Exercise: Every line below should be copied exactly; drop the pictures.

- - - - - - -

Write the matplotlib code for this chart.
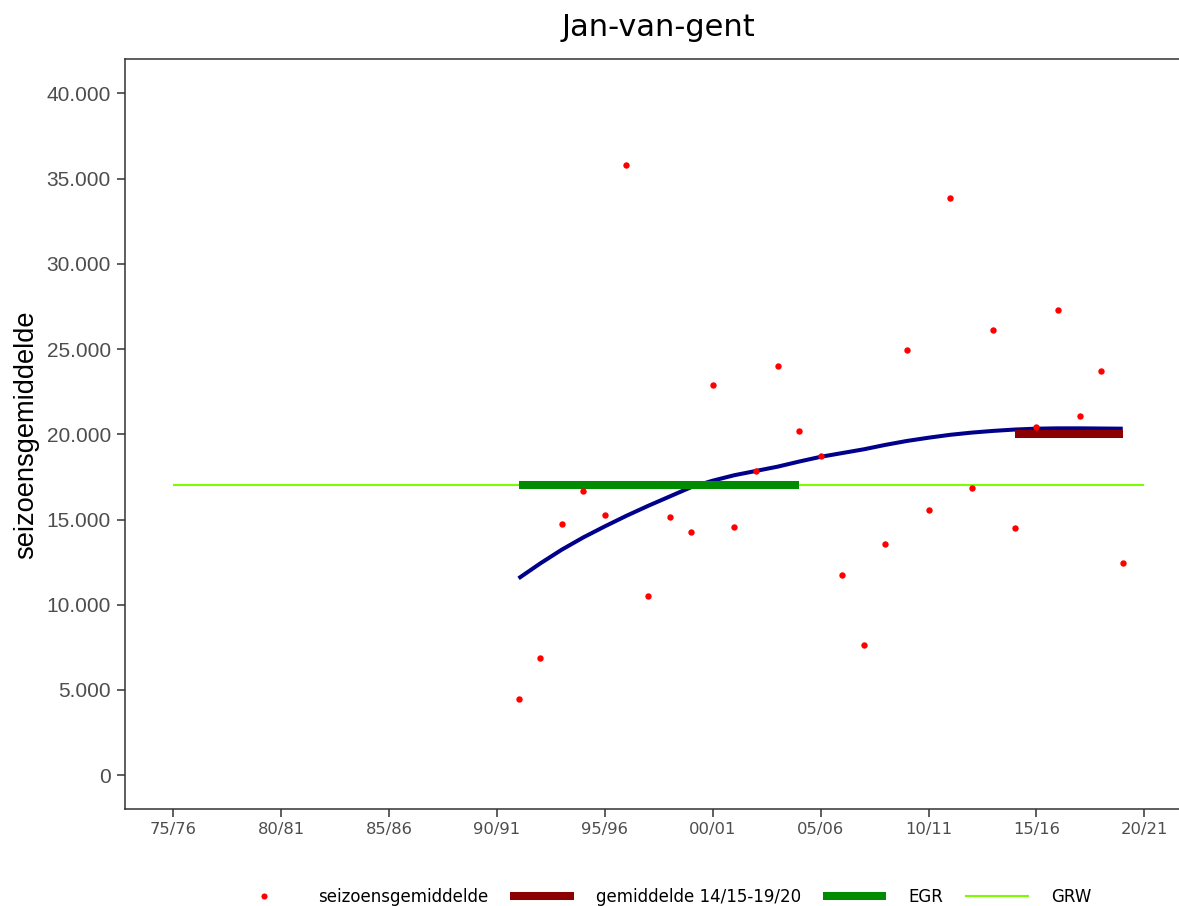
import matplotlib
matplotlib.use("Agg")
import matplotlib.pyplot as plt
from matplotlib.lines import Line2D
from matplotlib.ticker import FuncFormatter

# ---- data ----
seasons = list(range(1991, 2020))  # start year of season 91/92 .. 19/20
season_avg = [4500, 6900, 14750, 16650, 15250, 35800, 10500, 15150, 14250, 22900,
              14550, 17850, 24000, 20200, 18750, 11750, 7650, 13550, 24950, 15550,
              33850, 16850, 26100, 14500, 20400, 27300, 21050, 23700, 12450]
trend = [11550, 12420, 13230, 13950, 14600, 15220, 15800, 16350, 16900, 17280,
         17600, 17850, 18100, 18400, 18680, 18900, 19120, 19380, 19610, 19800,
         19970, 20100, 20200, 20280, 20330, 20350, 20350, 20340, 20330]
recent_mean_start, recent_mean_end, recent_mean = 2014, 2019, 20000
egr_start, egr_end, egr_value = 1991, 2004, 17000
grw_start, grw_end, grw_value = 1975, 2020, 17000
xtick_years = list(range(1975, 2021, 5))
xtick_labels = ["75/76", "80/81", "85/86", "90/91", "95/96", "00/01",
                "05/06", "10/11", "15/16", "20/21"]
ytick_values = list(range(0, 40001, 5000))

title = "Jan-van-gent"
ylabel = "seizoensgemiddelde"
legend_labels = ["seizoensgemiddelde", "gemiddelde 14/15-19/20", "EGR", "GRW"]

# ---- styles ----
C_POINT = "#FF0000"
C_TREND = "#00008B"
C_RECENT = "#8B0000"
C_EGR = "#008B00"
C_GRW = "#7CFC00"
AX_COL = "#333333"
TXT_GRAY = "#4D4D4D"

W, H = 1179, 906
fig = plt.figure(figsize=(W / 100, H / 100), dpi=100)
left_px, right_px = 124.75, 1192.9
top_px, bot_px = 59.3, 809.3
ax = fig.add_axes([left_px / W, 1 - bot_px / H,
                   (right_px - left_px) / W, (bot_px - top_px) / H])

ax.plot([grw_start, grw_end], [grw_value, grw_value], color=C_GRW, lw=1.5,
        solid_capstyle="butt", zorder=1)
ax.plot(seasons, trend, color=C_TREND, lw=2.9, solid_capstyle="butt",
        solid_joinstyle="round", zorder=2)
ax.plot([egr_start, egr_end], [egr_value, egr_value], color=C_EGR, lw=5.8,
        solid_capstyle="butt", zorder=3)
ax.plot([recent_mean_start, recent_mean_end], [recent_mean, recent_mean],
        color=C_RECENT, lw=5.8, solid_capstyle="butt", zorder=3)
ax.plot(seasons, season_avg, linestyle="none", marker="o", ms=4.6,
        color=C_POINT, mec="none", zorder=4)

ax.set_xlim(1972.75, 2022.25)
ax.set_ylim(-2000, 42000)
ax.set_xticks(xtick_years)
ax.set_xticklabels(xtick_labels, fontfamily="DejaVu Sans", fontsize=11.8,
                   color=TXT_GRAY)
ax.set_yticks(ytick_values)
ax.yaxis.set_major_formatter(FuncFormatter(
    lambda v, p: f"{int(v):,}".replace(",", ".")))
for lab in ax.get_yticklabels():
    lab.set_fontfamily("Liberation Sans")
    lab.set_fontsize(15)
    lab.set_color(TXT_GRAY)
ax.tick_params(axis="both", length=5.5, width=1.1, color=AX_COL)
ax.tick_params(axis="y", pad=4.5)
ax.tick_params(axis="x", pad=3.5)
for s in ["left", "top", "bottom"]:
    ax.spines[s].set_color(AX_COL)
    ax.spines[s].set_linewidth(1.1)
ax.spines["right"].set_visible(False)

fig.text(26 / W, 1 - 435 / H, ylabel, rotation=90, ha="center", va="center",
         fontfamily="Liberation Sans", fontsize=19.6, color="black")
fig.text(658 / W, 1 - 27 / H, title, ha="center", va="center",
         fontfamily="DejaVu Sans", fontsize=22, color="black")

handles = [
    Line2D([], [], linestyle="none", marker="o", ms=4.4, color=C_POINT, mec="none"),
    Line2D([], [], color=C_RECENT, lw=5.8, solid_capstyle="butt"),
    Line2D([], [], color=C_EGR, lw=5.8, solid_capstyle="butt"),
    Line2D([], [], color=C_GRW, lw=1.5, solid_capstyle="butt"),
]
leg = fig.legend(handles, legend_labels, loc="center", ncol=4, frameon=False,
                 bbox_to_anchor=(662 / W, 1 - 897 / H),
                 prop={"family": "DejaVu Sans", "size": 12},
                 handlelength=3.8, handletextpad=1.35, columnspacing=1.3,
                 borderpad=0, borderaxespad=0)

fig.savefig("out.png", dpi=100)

- - - - - - -

Reply:
Write the matplotlib code for this chart.
import matplotlib
matplotlib.use("Agg")
import matplotlib.pyplot as plt
from matplotlib.lines import Line2D
from matplotlib.ticker import FuncFormatter

# ---- data ----
seasons = list(range(1991, 2020))  # start year of season 91/92 .. 19/20
season_avg = [4500, 6900, 14750, 16650, 15250, 35800, 10500, 15150, 14250, 22900,
              14550, 17850, 24000, 20200, 18750, 11750, 7650, 13550, 24950, 15550,
              33850, 16850, 26100, 14500, 20400, 27300, 21050, 23700, 12450]
trend = [11550, 12420, 13230, 13950, 14600, 15220, 15800, 16350, 16900, 17280,
         17600, 17850, 18100, 18400, 18680, 18900, 19120, 19380, 19610, 19800,
         19970, 20100, 20200, 20280, 20330, 20350, 20350, 20340, 20330]
recent_mean_start, recent_mean_end, recent_mean = 2014, 2019, 20000
egr_start, egr_end, egr_value = 1991, 2004, 17000
grw_start, grw_end, grw_value = 1975, 2020, 17000
xtick_years = list(range(1975, 2021, 5))
xtick_labels = ["75/76", "80/81", "85/86", "90/91", "95/96", "00/01",
                "05/06", "10/11", "15/16", "20/21"]
ytick_values = list(range(0, 40001, 5000))

title = "Jan-van-gent"
ylabel = "seizoensgemiddelde"
legend_labels = ["seizoensgemiddelde", "gemiddelde 14/15-19/20", "EGR", "GRW"]

# ---- styles ----
C_POINT = "#FF0000"
C_TREND = "#00008B"
C_RECENT = "#8B0000"
C_EGR = "#008B00"
C_GRW = "#7CFC00"
AX_COL = "#333333"
TXT_GRAY = "#4D4D4D"

W, H = 1179, 906
fig = plt.figure(figsize=(W / 100, H / 100), dpi=100)
left_px, right_px = 124.75, 1192.9
top_px, bot_px = 59.3, 809.3
ax = fig.add_axes([left_px / W, 1 - bot_px / H,
                   (right_px - left_px) / W, (bot_px - top_px) / H])

ax.plot([grw_start, grw_end], [grw_value, grw_value], color=C_GRW, lw=1.5,
        solid_capstyle="butt", zorder=1)
ax.plot(seasons, trend, color=C_TREND, lw=2.9, solid_capstyle="butt",
        solid_joinstyle="round", zorder=2)
ax.plot([egr_start, egr_end], [egr_value, egr_value], color=C_EGR, lw=5.8,
        solid_capstyle="butt", zorder=3)
ax.plot([recent_mean_start, recent_mean_end], [recent_mean, recent_mean],
        color=C_RECENT, lw=5.8, solid_capstyle="butt", zorder=3)
ax.plot(seasons, season_avg, linestyle="none", marker="o", ms=4.6,
        color=C_POINT, mec="none", zorder=4)

ax.set_xlim(1972.75, 2022.25)
ax.set_ylim(-2000, 42000)
ax.set_xticks(xtick_years)
ax.set_xticklabels(xtick_labels, fontfamily="DejaVu Sans", fontsize=11.8,
                   color=TXT_GRAY)
ax.set_yticks(ytick_values)
ax.yaxis.set_major_formatter(FuncFormatter(
    lambda v, p: f"{int(v):,}".replace(",", ".")))
for lab in ax.get_yticklabels():
    lab.set_fontfamily("Liberation Sans")
    lab.set_fontsize(15)
    lab.set_color(TXT_GRAY)
ax.tick_params(axis="both", length=5.5, width=1.1, color=AX_COL)
ax.tick_params(axis="y", pad=4.5)
ax.tick_params(axis="x", pad=3.5)
for s in ["left", "top", "bottom"]:
    ax.spines[s].set_color(AX_COL)
    ax.spines[s].set_linewidth(1.1)
ax.spines["right"].set_visible(False)

fig.text(26 / W, 1 - 435 / H, ylabel, rotation=90, ha="center", va="center",
         fontfamily="Liberation Sans", fontsize=19.6, color="black")
fig.text(658 / W, 1 - 27 / H, title, ha="center", va="center",
         fontfamily="DejaVu Sans", fontsize=22, color="black")

handles = [
    Line2D([], [], linestyle="none", marker="o", ms=4.4, color=C_POINT, mec="none"),
    Line2D([], [], color=C_RECENT, lw=5.8, solid_capstyle="butt"),
    Line2D([], [], color=C_EGR, lw=5.8, solid_capstyle="butt"),
    Line2D([], [], color=C_GRW, lw=1.5, solid_capstyle="butt"),
]
leg = fig.legend(handles, legend_labels, loc="center", ncol=4, frameon=False,
                 bbox_to_anchor=(662 / W, 1 - 897 / H),
                 prop={"family": "DejaVu Sans", "size": 12},
                 handlelength=3.8, handletextpad=1.35, columnspacing=1.3,
                 borderpad=0, borderaxespad=0)

fig.savefig("out.png", dpi=100)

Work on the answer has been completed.